I will say that this is a very real problem that needs to be addressed. The schools should do everything possible to help these kids get their degree...and they should do so even after they stop playing football if that is necessary. I know we've been doing this a good bit in recent years. I'm not sure how widespread that practice is, but I think it's extremely important.
 

Skeptic

Helluva Engineer
Messages
6,372
What sad about some of this stuff with the graduation rates is how little people know about that. I was at a birthday part once with a lady that was the former director of football operations at UVA. We got into this same discussion and I brought up the issue that half the players don't graduate. She balked and said, "That's ridiculous...what happens to them then?"

I will say that this is a very real problem that needs to be addressed. The schools should do everything possible to help these kids get their degree...and they should do so even after they stop playing football if that is necessary. I know we've been doing this a good bit in recent years.

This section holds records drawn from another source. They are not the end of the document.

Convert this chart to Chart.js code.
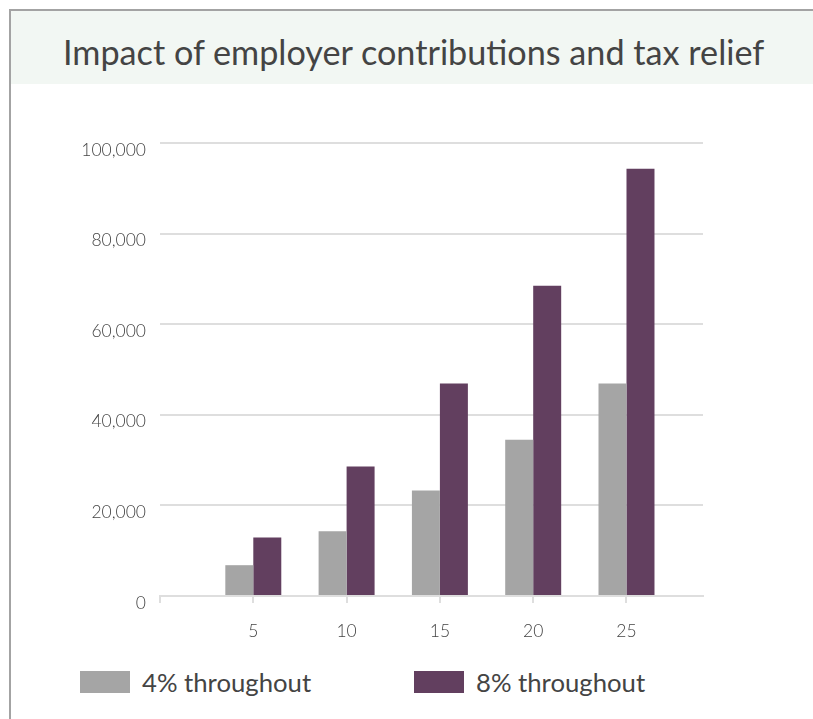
<!DOCTYPE html>
<html>
<head>
<meta charset="utf-8">
<script src="https://cdn.jsdelivr.net/npm/chart.js@4.4.1/dist/chart.umd.min.js"></script>
<style>
  html, body { margin: 0; padding: 0; background: #ffffff; overflow: hidden; }
  body { width: 813px; height: 719px; position: relative; }
  .frame { position: absolute; left: 9px; top: 9px; width: 900px; height: 800px; border: 2px solid #a3a3a3; box-sizing: border-box; }
  .band { position: absolute; left: 11px; top: 11px; width: 900px; height: 73px; background: #f2f7f3; }
  .title { position: absolute; left: 63px; top: 35px; font-family: Lato, "Open Sans", sans-serif; font-size: 34.2px; font-weight: 400; color: #444444; white-space: nowrap; line-height: 1; }
  .chartbox { position: absolute; left: 11px; top: 86px; width: 720px; height: 574px; }
  .legend { position: absolute; top: 668px; left: 0; width: 813px; height: 30px; font-family: Lato, "Open Sans", sans-serif; font-size: 25.7px; font-weight: 400; color: #444444; }
  .item { position: absolute; top: 0; display: flex; align-items: center; height: 28px; }
  .swatch { width: 50px; height: 22px; margin-right: 12px; }
</style>
</head>
<body>
<div class="frame"></div>
<div class="band"></div>
<div class="title" id="title"></div>
<div class="chartbox"><canvas id="chart"></canvas></div>
<div class="legend" id="legend"></div>
<script>
const titleText = "Impact of employer contributions and tax relief";
const years = [5, 10, 15, 20, 25];
const seriesNames = ["4% throughout", "8% throughout"];
const series4 = [6800, 14300, 23300, 34500, 46900];
const series8 = [12900, 28600, 46900, 68500, 94300];
const yTicks = [0, 20000, 40000, 60000, 80000, 100000];
const colors = ["#a5a5a5", "#623f5f"];
const legendLefts = [80, 414];

document.getElementById('title').textContent = titleText;

const toPoints = vals => years.map((x, i) => ({ x: x, y: vals[i] }));
const tickFont = { family: "Lato, 'Open Sans', sans-serif", size: 17.5, weight: 300 };
const gridColor = '#dedede';

const chart = new Chart(document.getElementById('chart'), {
  type: 'bar',
  data: {
    datasets: [
      { label: seriesNames[0], data: toPoints(series4), backgroundColor: colors[0], categoryPercentage: 0.6, barPercentage: 1.0 },
      { label: seriesNames[1], data: toPoints(series8), backgroundColor: colors[1], categoryPercentage: 0.6, barPercentage: 1.0 }
    ]
  },
  options: {
    responsive: true,
    maintainAspectRatio: false,
    animation: false,
    layout: { padding: { top: 57, right: 28, left: 0, bottom: 0 } },
    plugins: { legend: { display: false }, tooltip: { enabled: false } },
    scales: {
      x: {
        type: 'linear',
        offset: false,
        min: 0,
        max: 29.1,
        afterBuildTicks: s => { s.ticks = s.ticks.filter(t => t.value % 5 === 0); },
        ticks: { stepSize: 5, autoSkip: false, maxRotation: 0, color: '#444444', font: tickFont, padding: 18,
          callback: v => (years.includes(v) ? String(v) : '') },
        grid: { offset: false, drawOnChartArea: false, drawTicks: true, tickLength: 7, color: gridColor, lineWidth: 2 },
        border: { display: true, color: gridColor, width: 2 }
      },
      y: {
        min: yTicks[0],
        max: yTicks[yTicks.length - 1],
        afterBuildTicks: s => { s.ticks = yTicks.map(v => ({ value: v })); },
        afterFit: s => { s.width = 149; },
        ticks: { color: '#444444', font: tickFont, padding: 14, labelOffset: 7,
          callback: v => Number(v).toLocaleString('en-US') },
        grid: { drawTicks: false, color: gridColor, lineWidth: 2 },
        border: { display: false }
      }
    }
  }
});

const legendEl = document.getElementById('legend');
chart.data.datasets.forEach((ds, i) => {
  const item = document.createElement('div');
  item.className = 'item';
  item.style.left = legendLefts[i] + 'px';
  const sw = document.createElement('div');
  sw.className = 'swatch';
  sw.style.background = ds.backgroundColor;
  const tx = document.createElement('span');
  tx.textContent = ds.label;
  item.appendChild(sw);
  item.appendChild(tx);
  legendEl.appendChild(item);
});
</script>
</body>
</html>
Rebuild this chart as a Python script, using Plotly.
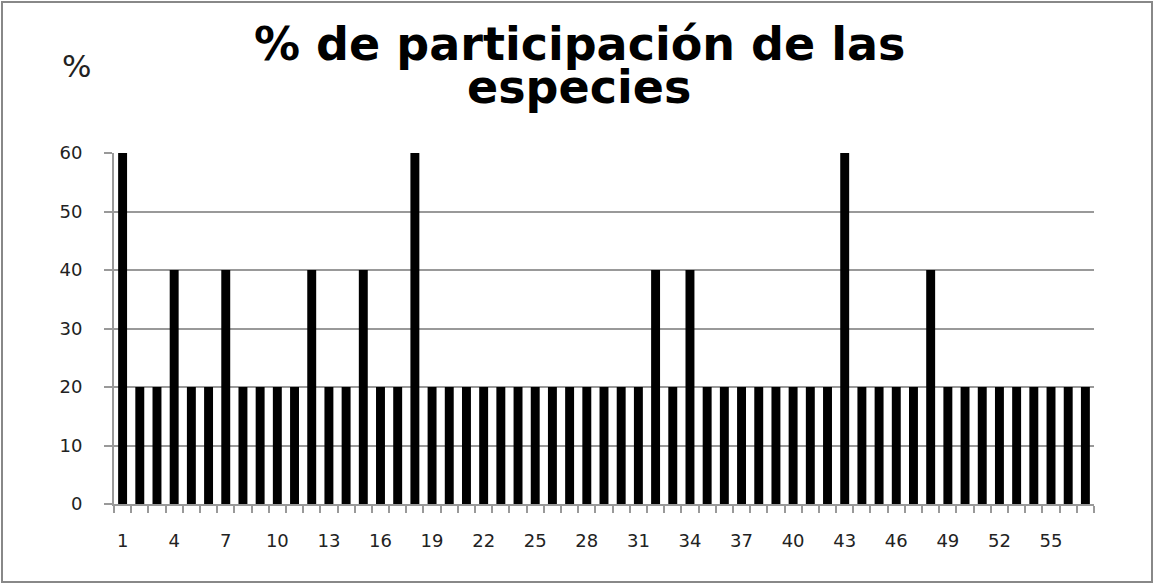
import plotly.graph_objects as go

species = list(range(1, 58))
values = [60, 20, 20, 40, 20, 20, 40, 20, 20, 20, 20, 40, 20, 20, 40, 20, 20, 60,
          20, 20, 20, 20, 20, 20, 20, 20, 20, 20, 20, 20, 20, 40, 20, 40, 20, 20,
          20, 20, 20, 20, 20, 20, 60, 20, 20, 20, 20, 40, 20, 20, 20, 20, 20, 20,
          20, 20, 20]
x_ticks = list(range(1, 56, 3))
y_ticks = [0, 10, 20, 30, 40, 50, 60]
title_lines = ["% de participación de las", "especies"]

W, H = 1154, 584
L, R, T, B = 114, 60, 153, 80
pw, ph = W - L - R, H - T - B

def px(x):
    return (x - L) / pw

def py(y):
    return (H - B - y) / ph

fig = go.Figure(go.Bar(x=species, y=values, marker=dict(color="black", line=dict(width=0)),
                       width=0.52))

grey = "#999999"
tickfont = dict(family="DejaVu Sans", size=18, color="#222222")

fig.update_layout(
    width=W, height=H,
    margin=dict(l=L, r=R, t=T, b=B, autoexpand=False),
    paper_bgcolor="white", plot_bgcolor="white",
    showlegend=False,
    xaxis=dict(range=[0.5, 57.5], tickmode="array", tickvals=x_ticks,
               ticktext=[str(v) for v in x_ticks], ticks="", showgrid=False,
               showline=True, linecolor=grey, linewidth=2, tickfont=tickfont,
               ticklabelstandoff=19, zeroline=False,
               minor=dict(tickmode="array",
                          tickvals=[s - 0.5 for s in species] + [species[-1] + 0.5],
                          ticks="outside", ticklen=7, tickcolor=grey, tickwidth=2,
                          showgrid=False)),
    yaxis=dict(range=[0, 60], tickmode="array", tickvals=y_ticks, ticks="outside",
               ticklen=8, tickcolor=grey, tickwidth=2, showgrid=True, gridcolor=grey,
               gridwidth=2, showline=True, linecolor=grey, linewidth=2,
               tickfont=tickfont, ticklabelstandoff=18, zeroline=False),
)

fig.add_annotation(text="<b>" + title_lines[0] + "</b>", xref="paper", yref="paper",
                   x=px(579), y=py(44), xanchor="center", yanchor="middle",
                   showarrow=False, font=dict(family="DejaVu Sans", size=46, color="black"))
fig.add_annotation(text="<b>" + title_lines[1] + "</b>", xref="paper", yref="paper",
                   x=px(579), y=py(87), xanchor="center", yanchor="middle",
                   showarrow=False, font=dict(family="DejaVu Sans", size=46, color="black"))
fig.add_annotation(text="%", xref="paper", yref="paper",
                   x=px(76), y=py(66), xanchor="center", yanchor="middle",
                   showarrow=False, font=dict(family="DejaVu Sans", size=31, color="#222222"))

fig.add_shape(type="rect", xref="paper", yref="paper",
              x0=px(2), x1=px(1152), y0=py(582), y1=py(2),
              line=dict(color="#888888", width=2), fillcolor="rgba(0,0,0,0)", layer="below")

fig.write_html("out.html", config={"displayModeBar": False},
               post_script="document.body.style.margin='0px';document.body.style.overflow='hidden';")
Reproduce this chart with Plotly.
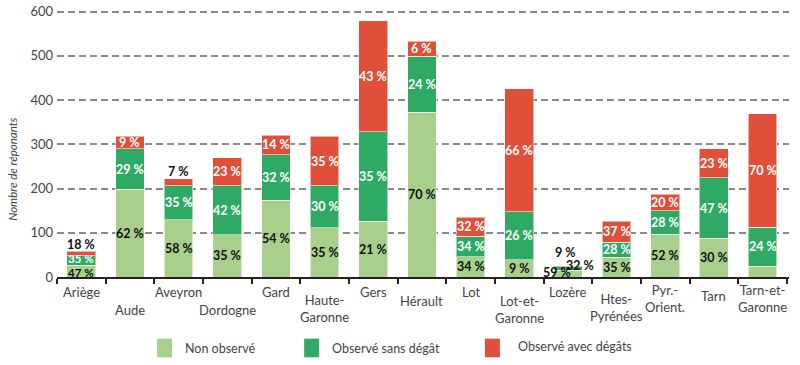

I'm not sure how widespread that practice is, but I think it's extremely important.
Is that not graduate, as in ever or not in four years, as is now more typical than not, or not from their first school? I don't follow all those numbers but I do know that the odds weigh against a student graduating from the first school he or she attended, and an enormous number of them take five years or more ... despite all kinds of opportunities for early college courses that would shorten the term. (I'm not even talking about the fraud of online "learning" which universities accept and now are complicit in as money makers. Bet a lot of gifted students "graduated" others from college five or six times in the space of time it took for their degree.

The NCAA in terms of athletics is complicit as well, as are the college officials and trustees who accept and encourage the "one and done" concept just to compete nationally. But it is not even that. It is one semester and done, as the athletes hit classes just enough to stay eligible the second semester and then quit class altogether. I read of one ACC basketball player who was in school three years and did not know where the library was.